Наконец, внезапное появление Марьи Даниловны разом раскрыло ему глаза.
Он понял по лицу Стрешнева, когда она вошла в комнату, что женщина эта заняла здесь место хозяйки, устранив настоящую хозяйку на второй, а, может быть, и на последний план.
И в его прямой душе поднялось и выросло разом недоброе чувство к этой красивой и дерзкой наложнице, рядом с глубоким и печальным чувством к обездоленной Наташе.
И потом, за поздним ужином, это чувство росло и укреплялось.
Наталья Глебовна сказалась больною и не вышла; зато Марья Даниловна угощала его усердно, не сводила с него своих чудных глаз и говорила с ним только одним. Но он почти не отвечал ей, и это разжигало ее чувство, больно действовало на ее самолюбие.
Никита Тихонович и князь ревниво следили за ней, но она не обращала на них никакого внимания.
Перед сном все вышли прогуляться по саду. Никиту Тихоновича позвали на минуту к Наталье Глебовне, и он ушел недовольный и сумрачный. Телепнев быстро удалился от оставшихся вдвоем Марьи Даниловны и князя.
Как только они остались наедине, князь подошел к ней.
— Маша, ты не узнаешь меня? — взволнованно спросил он ее.
— Как не узнать! — насмешливо и сурово проговорила она в ответ.
— Ты изменилась… — начал он.
— Время не красит…
— Что ты, что ты! Да такою ты красавицей стала, что ни в сказке сказать… ни пером ни описать, ни словом вымолвить.
— Спасибо на добром слове, — усмехнулась она.
— Маша, — заговорил он вновь после непродолжительного молчания, — как мы любили друг друга, помнишь?
— Как не помнить! Век не забуду…
— Скажи, ведь ты не любишь Никиту Тихоныча? Скажи, ведь не по своей воле живешь ты здесь?

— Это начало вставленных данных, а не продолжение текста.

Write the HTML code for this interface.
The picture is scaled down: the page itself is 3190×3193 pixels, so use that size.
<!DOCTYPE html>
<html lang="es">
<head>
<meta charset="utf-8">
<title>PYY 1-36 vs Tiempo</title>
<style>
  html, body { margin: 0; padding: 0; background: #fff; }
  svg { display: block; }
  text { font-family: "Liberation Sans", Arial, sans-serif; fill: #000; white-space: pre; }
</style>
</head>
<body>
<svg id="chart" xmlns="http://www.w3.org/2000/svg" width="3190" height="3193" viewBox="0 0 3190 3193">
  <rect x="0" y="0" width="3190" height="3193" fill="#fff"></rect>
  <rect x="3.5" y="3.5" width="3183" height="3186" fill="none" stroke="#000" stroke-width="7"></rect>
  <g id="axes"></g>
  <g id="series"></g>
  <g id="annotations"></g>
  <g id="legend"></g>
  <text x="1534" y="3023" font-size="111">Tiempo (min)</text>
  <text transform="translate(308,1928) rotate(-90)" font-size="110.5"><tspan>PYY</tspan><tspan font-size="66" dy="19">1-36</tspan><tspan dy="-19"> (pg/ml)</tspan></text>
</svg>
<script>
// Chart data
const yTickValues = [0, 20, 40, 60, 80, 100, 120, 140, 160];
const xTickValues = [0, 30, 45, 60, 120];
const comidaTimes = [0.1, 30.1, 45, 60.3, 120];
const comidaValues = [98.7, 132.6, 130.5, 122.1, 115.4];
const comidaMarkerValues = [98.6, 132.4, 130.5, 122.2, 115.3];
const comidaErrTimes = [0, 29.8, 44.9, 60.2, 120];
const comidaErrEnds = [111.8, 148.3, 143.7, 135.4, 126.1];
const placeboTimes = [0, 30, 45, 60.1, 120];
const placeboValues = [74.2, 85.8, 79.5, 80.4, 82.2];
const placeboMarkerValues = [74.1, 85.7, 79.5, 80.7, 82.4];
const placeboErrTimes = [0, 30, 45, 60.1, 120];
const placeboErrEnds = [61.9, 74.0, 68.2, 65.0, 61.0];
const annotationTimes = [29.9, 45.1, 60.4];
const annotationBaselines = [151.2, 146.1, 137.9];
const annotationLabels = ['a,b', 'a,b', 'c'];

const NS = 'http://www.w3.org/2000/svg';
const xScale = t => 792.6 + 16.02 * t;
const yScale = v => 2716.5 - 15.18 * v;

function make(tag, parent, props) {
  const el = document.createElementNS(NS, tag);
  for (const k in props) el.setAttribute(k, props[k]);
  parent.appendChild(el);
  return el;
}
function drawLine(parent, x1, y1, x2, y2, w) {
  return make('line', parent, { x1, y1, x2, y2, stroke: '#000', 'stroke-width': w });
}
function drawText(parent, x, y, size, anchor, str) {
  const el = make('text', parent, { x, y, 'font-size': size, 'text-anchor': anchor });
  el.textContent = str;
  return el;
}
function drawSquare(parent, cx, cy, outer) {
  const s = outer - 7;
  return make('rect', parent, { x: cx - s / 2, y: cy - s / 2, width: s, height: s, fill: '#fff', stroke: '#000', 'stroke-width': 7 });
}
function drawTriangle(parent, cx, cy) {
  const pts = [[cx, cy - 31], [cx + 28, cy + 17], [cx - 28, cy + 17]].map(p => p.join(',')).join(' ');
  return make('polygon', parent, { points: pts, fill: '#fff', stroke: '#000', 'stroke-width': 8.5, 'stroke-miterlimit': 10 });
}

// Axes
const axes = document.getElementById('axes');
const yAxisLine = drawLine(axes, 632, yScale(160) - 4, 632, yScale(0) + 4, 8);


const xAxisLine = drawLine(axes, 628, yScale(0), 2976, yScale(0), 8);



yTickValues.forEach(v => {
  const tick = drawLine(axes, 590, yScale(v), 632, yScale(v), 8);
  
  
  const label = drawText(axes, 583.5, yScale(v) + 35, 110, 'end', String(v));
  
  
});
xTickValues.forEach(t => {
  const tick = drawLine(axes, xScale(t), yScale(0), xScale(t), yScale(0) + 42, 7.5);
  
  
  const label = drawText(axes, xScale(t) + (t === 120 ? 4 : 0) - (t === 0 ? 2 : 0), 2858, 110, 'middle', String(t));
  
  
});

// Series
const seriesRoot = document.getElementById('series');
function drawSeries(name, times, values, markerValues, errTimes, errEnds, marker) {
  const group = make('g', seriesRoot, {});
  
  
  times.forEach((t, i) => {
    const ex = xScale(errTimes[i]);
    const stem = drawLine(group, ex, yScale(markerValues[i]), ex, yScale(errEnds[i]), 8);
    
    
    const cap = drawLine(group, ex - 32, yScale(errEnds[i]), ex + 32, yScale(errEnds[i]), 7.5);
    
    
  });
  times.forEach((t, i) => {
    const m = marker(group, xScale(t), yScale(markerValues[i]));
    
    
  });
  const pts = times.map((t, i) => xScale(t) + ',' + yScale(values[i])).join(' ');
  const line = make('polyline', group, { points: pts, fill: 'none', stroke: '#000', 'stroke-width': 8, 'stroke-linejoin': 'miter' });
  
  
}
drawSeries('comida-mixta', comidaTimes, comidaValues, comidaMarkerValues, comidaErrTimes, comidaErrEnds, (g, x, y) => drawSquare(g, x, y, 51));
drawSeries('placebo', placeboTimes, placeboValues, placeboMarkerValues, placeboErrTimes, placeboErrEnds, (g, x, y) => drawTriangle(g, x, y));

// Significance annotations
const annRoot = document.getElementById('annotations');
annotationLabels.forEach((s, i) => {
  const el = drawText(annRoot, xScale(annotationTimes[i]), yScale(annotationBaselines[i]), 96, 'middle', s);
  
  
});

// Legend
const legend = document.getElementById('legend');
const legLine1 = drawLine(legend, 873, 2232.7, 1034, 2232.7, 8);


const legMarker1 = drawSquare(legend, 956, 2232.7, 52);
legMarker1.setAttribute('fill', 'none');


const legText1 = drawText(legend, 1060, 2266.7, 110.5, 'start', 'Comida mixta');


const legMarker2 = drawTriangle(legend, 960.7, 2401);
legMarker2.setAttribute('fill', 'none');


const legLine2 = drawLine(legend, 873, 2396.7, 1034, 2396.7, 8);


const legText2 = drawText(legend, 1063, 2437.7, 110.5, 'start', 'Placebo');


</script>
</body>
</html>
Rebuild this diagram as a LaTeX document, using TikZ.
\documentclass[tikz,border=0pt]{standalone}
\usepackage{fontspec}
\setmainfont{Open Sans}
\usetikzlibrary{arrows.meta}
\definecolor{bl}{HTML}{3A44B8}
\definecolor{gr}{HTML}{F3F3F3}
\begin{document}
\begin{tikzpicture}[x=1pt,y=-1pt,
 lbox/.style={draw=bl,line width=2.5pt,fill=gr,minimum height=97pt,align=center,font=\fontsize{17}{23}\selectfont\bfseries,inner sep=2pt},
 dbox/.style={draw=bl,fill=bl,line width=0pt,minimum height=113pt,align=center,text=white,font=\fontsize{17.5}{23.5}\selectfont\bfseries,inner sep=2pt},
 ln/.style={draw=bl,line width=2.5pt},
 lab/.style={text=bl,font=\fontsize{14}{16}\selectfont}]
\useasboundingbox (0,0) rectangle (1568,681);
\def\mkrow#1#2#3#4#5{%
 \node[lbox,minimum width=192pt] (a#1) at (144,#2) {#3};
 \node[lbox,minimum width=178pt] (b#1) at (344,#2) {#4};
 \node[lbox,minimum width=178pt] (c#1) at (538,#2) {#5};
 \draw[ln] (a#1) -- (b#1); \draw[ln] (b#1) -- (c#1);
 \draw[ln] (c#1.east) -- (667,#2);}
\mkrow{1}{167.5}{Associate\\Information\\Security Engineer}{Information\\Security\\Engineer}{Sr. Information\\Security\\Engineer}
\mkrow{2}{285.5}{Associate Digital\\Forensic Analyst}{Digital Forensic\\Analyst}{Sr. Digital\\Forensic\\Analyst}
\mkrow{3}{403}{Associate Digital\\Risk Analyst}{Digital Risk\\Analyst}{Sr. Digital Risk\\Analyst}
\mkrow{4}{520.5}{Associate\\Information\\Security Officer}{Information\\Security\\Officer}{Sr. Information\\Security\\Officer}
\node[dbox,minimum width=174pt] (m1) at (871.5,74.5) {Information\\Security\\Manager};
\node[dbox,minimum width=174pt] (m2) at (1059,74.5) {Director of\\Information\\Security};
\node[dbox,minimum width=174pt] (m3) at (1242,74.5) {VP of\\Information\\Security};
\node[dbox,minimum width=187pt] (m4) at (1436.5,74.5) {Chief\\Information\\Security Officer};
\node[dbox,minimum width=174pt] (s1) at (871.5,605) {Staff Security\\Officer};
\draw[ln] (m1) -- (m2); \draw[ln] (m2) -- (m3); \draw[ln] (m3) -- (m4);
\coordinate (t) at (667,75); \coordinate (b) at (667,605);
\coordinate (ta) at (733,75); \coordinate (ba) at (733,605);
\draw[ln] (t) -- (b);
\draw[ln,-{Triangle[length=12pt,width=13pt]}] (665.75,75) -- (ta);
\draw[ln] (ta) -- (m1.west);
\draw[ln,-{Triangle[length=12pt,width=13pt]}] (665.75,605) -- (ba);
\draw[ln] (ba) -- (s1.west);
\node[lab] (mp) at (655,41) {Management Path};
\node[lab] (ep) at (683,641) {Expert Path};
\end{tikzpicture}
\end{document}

— Много будешь знать, князь, так, пожалуй, скоро стариком станешь…
— Маша, уедем со мной! — вдруг в порыве нахлынувшей на него страсти сказал он. — Уедем, я чувствую, как начинаю снова сильно любить тебя… Я не брошу тебя теперь, не уйду от тебя…
Она взглянула на него гневно.
— Опамятуйся, князь… Любви мне твоей не нужно. Оскорбления твоего вовек не забуду… Ежели я сделалась такою, какова я теперь, — тебе благодаря. Того не простит тебе Бог, а ежели и простит, так я не прощу. Ненавижу тебя, насколько сил хватает, и всю жизнь мечтала отомстить тебе, и теперь мечтаю и буду мечтать об этом до самой могилы, коли до того времени мне отмстить не удастся. Проклят будь ты, бездельник, вовеки веков!
Князь, хилый и тщедушный от рождения, болезненный телом и слабый духом, испугался ее жестоких слов и той страстности, с которою они были сказаны; но Марья Даниловна в исступленном гневе своем была так же прекрасна, как и в спокойном состоянии духа, или даже еще прекраснее.